There are some differences in detail between the Senate and House bills authorizing massive expansion of the State Children’s Health Insurance Program, yet the competing plans have this much in common: Some states will be winners, others will be losers, but they’re all going to have to recruit millions of new smokers. This is because both plans depend on an increase in the federal tax on cigarettes, with the House version upping the levy 45 cents and the Senateversion 61 cents. Unfortunately, economic reality makes clear just how imprudent it is to take such a course.
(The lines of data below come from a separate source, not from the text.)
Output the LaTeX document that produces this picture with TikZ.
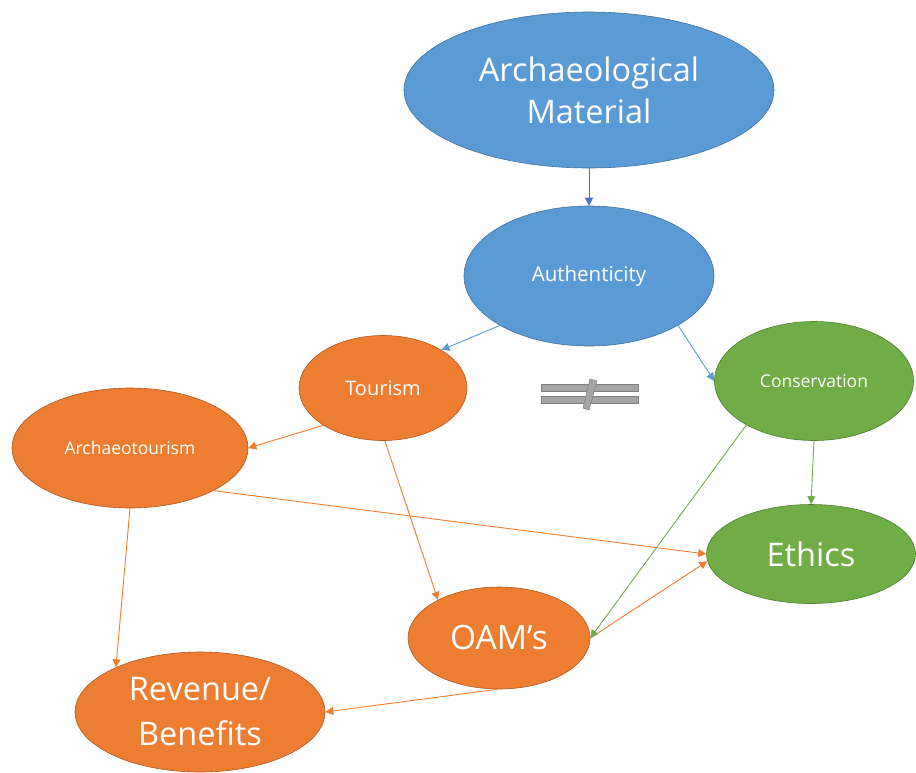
\documentclass[tikz,border=0pt]{standalone}
\usepackage{fontspec}
\setmainfont{Open Sans}
\usetikzlibrary{arrows.meta,shapes.geometric}
\definecolor{cblue}{HTML}{5B9BD5}
\definecolor{cblueline}{HTML}{41719C}
\definecolor{cdarkblue}{HTML}{4472C4}
\definecolor{corange}{HTML}{ED7D31}
\definecolor{corangeline}{HTML}{AE5A21}
\definecolor{cgreen}{HTML}{70AD47}
\definecolor{cgreenline}{HTML}{507E32}
\definecolor{cgray}{HTML}{A5A5A5}
\definecolor{cgrayline}{HTML}{7F7F7F}
\tikzset{
  oval/.style args={#1/#2}{ellipse, minimum width=#1pt, minimum height=#2pt, inner sep=0pt, text=white, align=center},
  bluebox/.style={fill=cblue, draw=cblueline, line width=0.6pt},
  orangebox/.style={fill=corange, draw=corangeline, line width=0.6pt},
  greenbox/.style={fill=cgreen, draw=cgreenline, line width=0.6pt},
  link/.style={line width=0.9pt, -{Triangle[length=8pt,width=8pt]}},
}
\begin{document}
\begin{tikzpicture}[x=1pt,y=-1pt]
\useasboundingbox (0,0) rectangle (916,772);
% nodes
\node[oval=370/156, bluebox, font=\fontsize{32.5}{42}\selectfont] (am) at (589,90) {Archaeological\\Material};
\node[oval=250/140, bluebox, font=\fontsize{20.5}{24}\selectfont] (auth) at (589,276) {Authenticity};
\node[oval=168/105, orangebox, font=\fontsize{20}{24}\selectfont] (tour) at (383,388) {Tourism};
\node[oval=199/119, greenbox, font=\fontsize{17.5}{21}\selectfont] (cons) at (814,381) {Conservation};
\node[oval=236/120, orangebox, font=\fontsize{17.5}{21}\selectfont] (arch) at (130,448) {Archaeotourism};
\node[oval=209/99, greenbox, font=\fontsize{32.5}{40}\selectfont] (eth) at (811,554) {Ethics};
\node[oval=182/102, orangebox, font=\fontsize{33.5}{40}\selectfont] (oam) at (499,638) {OAM’s};
\node[oval=250/120, orangebox, font=\fontsize{32.5}{45}\selectfont] (rev) at (200,712) {Revenue/\\Benefits};
% not-equal sign
\fill[cgray, draw=cgrayline, line width=0.5pt] (541,384) rectangle (638,391);
\fill[cgray, draw=cgrayline, line width=0.5pt] (541,396) rectangle (638,403);
\fill[cgray, draw=cgrayline, line width=0.5pt] (590,379) -- (597,381) -- (589,410) -- (583,408) -- cycle;
% connectors
\draw[link, cdarkblue] (am) -- (auth);
\draw[link, cblue] (auth.209) -- (tour.33);
\draw[link, cblue] (auth.-29) -- (cons.west);
\draw[link, corange] (tour.212) -- (arch.east);
\draw[link, corange] (tour.-88) -- (oam.148);
\draw[link, corange] (arch.-27) -- (eth.west);
\draw[link, corange] (arch.-90) -- (rev.152);
\draw[link, corange] (oam.east) -- (eth.184);
\draw[link, cgreen] (cons.213) -- (oam.east);
\draw[link, cgreen] (cons.south) -- (eth.north);
\draw[link, corange] (oam.-92) -- (rev.east);
\end{tikzpicture}
\end{document}
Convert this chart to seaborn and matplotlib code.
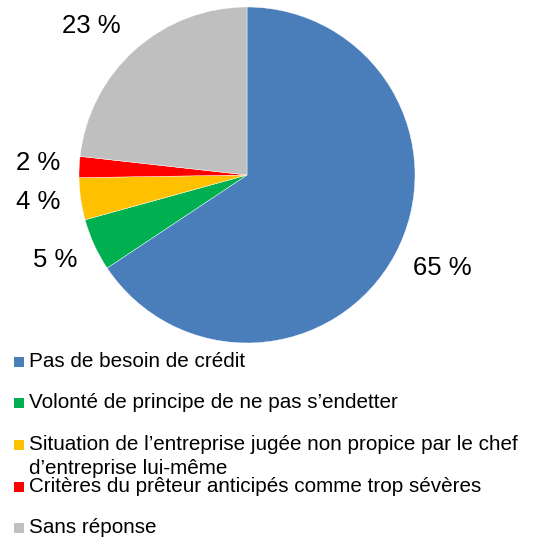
import matplotlib
matplotlib.use("Agg")
import matplotlib.pyplot as plt
from matplotlib.patches import Rectangle
import seaborn as sns

# data
categories = ["Pas de besoin de crédit",
              "Volonté de principe de ne pas s\u2019endetter",
              "Situation de l\u2019entreprise jugée non propice par le chef\nd\u2019entreprise lui-même",
              "Critères du prêteur anticipés comme trop sévères",
              "Sans réponse"]
values = [65, 5, 4, 2, 23]
pct_labels = ["65 %", "5 %", "4 %", "2 %", "23 %"]
colors = ["#4A7EBB", "#00B050", "#FFC000", "#FF0000", "#BFBFBF"]

sns.set_style("white")
plt.rcParams['font.family'] = ['Liberation Sans', 'DejaVu Sans']

W = H = 541
fig = plt.figure(figsize=(W / 100, H / 100), dpi=100)

# pie: centre (247,175) px, radius 168 px
cx, cy, r = 247, 175, 168
ax = fig.add_axes([(cx - r) / W, (H - cy - r) / H, 2 * r / W, 2 * r / H])
wedges, texts = ax.pie(values, labels=pct_labels, colors=colors, startangle=90,
                       counterclock=False, labeldistance=1.27, radius=1,
                       wedgeprops=dict(edgecolor="white", linewidth=0.3),
                       textprops=dict(fontsize=18.5, ha="center", va="center",
                                      color="black"))

# label placement as in the original (pixel centres of the percentage texts)
label_px = [(442, 268), (55, 260), (38, 202), (38, 163), (91, 26)]
for t, (px, py) in zip(texts, label_px):
    t.set_position(((px - cx) / r, (cy - py) / r))

ax.set_xlim(-1, 1)
ax.set_ylim(-1, 1)
ax.set_aspect("equal")
ax.axis("off")

# legend drawn by hand, the wrapped entry overlaps the next one like in the original
baselines = [367, 408, 450, 492, 533]
for cat, col, yb in zip(categories, colors, baselines):
    fig.patches.append(Rectangle((14 / W, 1 - (yb - 0.5) / H), 10 / W, 9.5 / H,
                                 transform=fig.transFigure, facecolor=col,
                                 edgecolor="none"))
    for k, line in enumerate(cat.split("\n")):
        fig.text(29 / W, 1 - (yb + 24 * k) / H, line, fontsize=14.9,
                 ha="left", va="baseline", color="black")

fig.savefig("out.png", dpi=100, facecolor="white")
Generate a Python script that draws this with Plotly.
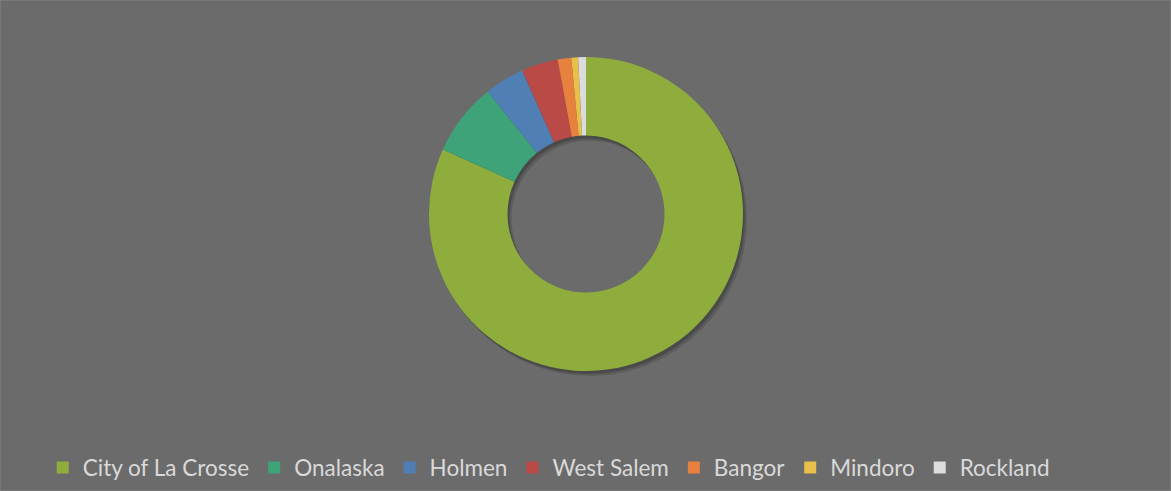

There are two ways in which this is true. First, raising the federal tax on smokes will decrease sales. Even members of Congress know that a higher price for a commodity reduces the number of consumers able to purchase it. The hitch here for SCHIP and the states is that the latter also tax cigarettes, which means they will lose revenue as a result of the federal increase.
A study by the conservative Heritage Foundation found that every state would lose at least $1 million in annual revenues under the House bill, with 17 losing more than $10 million. Under the Senate bill, every state would lose at least $1.4 million, and half would lose more than $10 million. Losses for three states — California, Ohio and Pennsylvania — would exceed $50 million.
The second way in which economic reality intrudes is that when something is taxed more, less of it is produced or purchased. That means tobacco is an extremely unreliable source of revenue. The number of smokers in this country is declining sharply as a result of improved public understanding of the health risks and the free market’s response to the demand for more and better ways to quit.
Add a higher federal tax to those factors, and it is impossible to envision sufficient revenues to finance SCHIP as Congress intends. So Congress will need millions of new tobacco customers to replace those who quit, die or reduce consumption. At least 9 million new smokers will be needed during the next five years to ensure sufficient revenues to pay for the expanded SCHIP program. And that illustrates yet another law of economic reality — government actions almost always have unintended consequences, and they are usually bad.